Despite the game ending in a 1-1 draw, for Iraqi football fans Tuesday's tie between Baghdad's Al-Zawraa and Beirut's Al-Ahed will be one for the record books.
It was the first international competitive club game to be played on Iraqi soil in more than 20 years after FIFA lifted a ban on the war-torn country.
"The world saw that Iraq was at the level and that it had the capacity to host a championship," fan Ali Essam told AFP.
From the early morning, cars lined up at checkpoints set up at the entrances to Karbala, the Shiite holy city about 100 miles (60 kilometres) south of Baghdad.
Buses of Al-Zawraa fans drapped in the club's signature white flags arrived in their dozens, with supporters filling Karbala's 30,000-seat stadium almost to capacity.

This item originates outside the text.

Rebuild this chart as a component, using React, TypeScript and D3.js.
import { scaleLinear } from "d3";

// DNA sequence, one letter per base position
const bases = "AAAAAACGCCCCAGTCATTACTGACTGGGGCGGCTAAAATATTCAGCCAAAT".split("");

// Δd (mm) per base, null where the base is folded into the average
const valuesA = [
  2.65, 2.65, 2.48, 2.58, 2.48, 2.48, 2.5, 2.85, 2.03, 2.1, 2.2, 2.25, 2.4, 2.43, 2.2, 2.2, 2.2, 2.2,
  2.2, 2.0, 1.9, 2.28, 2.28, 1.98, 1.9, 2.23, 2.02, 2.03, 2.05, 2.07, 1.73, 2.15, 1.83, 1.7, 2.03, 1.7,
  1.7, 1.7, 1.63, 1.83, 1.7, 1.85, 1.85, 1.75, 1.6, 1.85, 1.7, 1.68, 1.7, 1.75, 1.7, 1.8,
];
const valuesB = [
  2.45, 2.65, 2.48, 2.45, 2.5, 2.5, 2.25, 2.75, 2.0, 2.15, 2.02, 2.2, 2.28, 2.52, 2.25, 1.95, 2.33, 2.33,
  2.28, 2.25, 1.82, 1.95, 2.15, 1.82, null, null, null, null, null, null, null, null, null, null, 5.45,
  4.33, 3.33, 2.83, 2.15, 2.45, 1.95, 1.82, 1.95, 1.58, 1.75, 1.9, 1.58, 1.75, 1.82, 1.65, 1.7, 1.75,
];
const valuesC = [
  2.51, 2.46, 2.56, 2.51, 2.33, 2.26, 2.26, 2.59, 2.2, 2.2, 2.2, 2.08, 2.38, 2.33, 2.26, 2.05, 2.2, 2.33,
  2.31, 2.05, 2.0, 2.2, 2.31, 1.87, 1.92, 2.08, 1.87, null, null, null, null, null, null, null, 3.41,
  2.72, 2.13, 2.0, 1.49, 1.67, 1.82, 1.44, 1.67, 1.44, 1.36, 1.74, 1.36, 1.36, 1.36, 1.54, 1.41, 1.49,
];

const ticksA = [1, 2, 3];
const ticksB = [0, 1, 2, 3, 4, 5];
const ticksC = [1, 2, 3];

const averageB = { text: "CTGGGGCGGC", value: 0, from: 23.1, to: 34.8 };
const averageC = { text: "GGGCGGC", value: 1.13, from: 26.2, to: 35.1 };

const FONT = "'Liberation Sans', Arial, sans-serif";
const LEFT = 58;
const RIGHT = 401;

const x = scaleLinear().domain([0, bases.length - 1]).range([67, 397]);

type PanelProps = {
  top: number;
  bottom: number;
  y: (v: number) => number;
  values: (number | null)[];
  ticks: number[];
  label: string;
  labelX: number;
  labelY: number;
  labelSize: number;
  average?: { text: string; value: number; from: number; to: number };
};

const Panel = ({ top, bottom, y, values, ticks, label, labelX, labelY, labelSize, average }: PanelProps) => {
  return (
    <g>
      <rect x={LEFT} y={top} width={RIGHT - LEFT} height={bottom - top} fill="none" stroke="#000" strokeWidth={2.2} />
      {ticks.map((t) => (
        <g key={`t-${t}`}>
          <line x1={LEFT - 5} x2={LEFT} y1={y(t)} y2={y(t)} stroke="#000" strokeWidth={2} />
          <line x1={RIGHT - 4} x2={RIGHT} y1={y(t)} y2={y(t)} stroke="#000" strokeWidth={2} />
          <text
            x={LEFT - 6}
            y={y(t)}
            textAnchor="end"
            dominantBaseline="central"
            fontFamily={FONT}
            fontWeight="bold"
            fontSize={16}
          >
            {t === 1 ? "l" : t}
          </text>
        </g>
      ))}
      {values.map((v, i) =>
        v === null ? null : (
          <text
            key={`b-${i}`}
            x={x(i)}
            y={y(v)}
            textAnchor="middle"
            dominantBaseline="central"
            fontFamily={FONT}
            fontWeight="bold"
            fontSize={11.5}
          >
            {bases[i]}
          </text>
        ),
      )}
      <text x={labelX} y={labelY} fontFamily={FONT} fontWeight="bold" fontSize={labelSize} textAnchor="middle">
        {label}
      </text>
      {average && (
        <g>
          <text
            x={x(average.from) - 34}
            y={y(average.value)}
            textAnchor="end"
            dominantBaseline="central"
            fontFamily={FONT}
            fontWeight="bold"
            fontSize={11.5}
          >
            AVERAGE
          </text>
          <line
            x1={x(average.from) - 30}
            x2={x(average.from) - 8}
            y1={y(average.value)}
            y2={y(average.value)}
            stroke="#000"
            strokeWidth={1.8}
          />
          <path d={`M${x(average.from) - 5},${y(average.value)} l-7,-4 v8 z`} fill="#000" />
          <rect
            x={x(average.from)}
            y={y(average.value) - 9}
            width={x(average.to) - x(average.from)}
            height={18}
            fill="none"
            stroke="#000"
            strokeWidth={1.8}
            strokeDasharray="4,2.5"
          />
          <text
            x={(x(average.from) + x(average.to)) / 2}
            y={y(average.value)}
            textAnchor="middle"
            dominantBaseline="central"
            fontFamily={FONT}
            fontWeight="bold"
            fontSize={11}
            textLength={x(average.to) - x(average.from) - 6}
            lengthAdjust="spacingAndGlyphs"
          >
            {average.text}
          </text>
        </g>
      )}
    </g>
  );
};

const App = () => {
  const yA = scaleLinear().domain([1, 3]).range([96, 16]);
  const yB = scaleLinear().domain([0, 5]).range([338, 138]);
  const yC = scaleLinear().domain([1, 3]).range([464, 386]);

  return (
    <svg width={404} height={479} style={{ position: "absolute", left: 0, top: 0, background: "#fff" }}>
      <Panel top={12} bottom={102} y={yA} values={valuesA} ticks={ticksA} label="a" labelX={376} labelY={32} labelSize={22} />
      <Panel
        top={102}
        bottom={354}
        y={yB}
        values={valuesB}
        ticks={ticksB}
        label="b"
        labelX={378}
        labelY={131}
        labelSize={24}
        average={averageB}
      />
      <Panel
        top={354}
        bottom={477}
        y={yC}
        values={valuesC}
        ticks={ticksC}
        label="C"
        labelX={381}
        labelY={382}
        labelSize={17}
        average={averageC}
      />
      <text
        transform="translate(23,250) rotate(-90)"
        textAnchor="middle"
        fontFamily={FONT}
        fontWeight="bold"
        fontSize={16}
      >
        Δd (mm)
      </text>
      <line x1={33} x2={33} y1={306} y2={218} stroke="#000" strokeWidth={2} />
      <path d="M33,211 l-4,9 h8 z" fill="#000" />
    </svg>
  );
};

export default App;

"It's an important game for us," Al-Zawraa's coach Ayub Oudisho told AFP before the Asian Football Confederation match.
"We're playing in front of our fans and we have to take advantage," said Oudisho, whose team drew against Al-Ahed when they squared off in Beirut in February.
Iraq was prohibited from hosting international games since the early 1990s until FIFA ruled in March to bring it back into the full international fold.
After first allowing the return of friendly games last year, global footballing authorities finally agreed to let foreign teams come for competitive games after saying security conditions were fine.
The return of international competitions has been seen as major progress by Iraqis and their government, as the country looks to attract investment and change its image after years of violence.
But still only three stadiums in the country have been given the green-light to host the ties.
They are the stadium in Karbala, the country's most modern arena in the southern city of Basra, and the main stadium in Iraqi Kurdistan's capital Arbil.
Even though his team didn't win, Ali Essam was still positive after Tuesday night's draw.
"The most important thing is not the result but the club, which is the pride of the entire country," he said.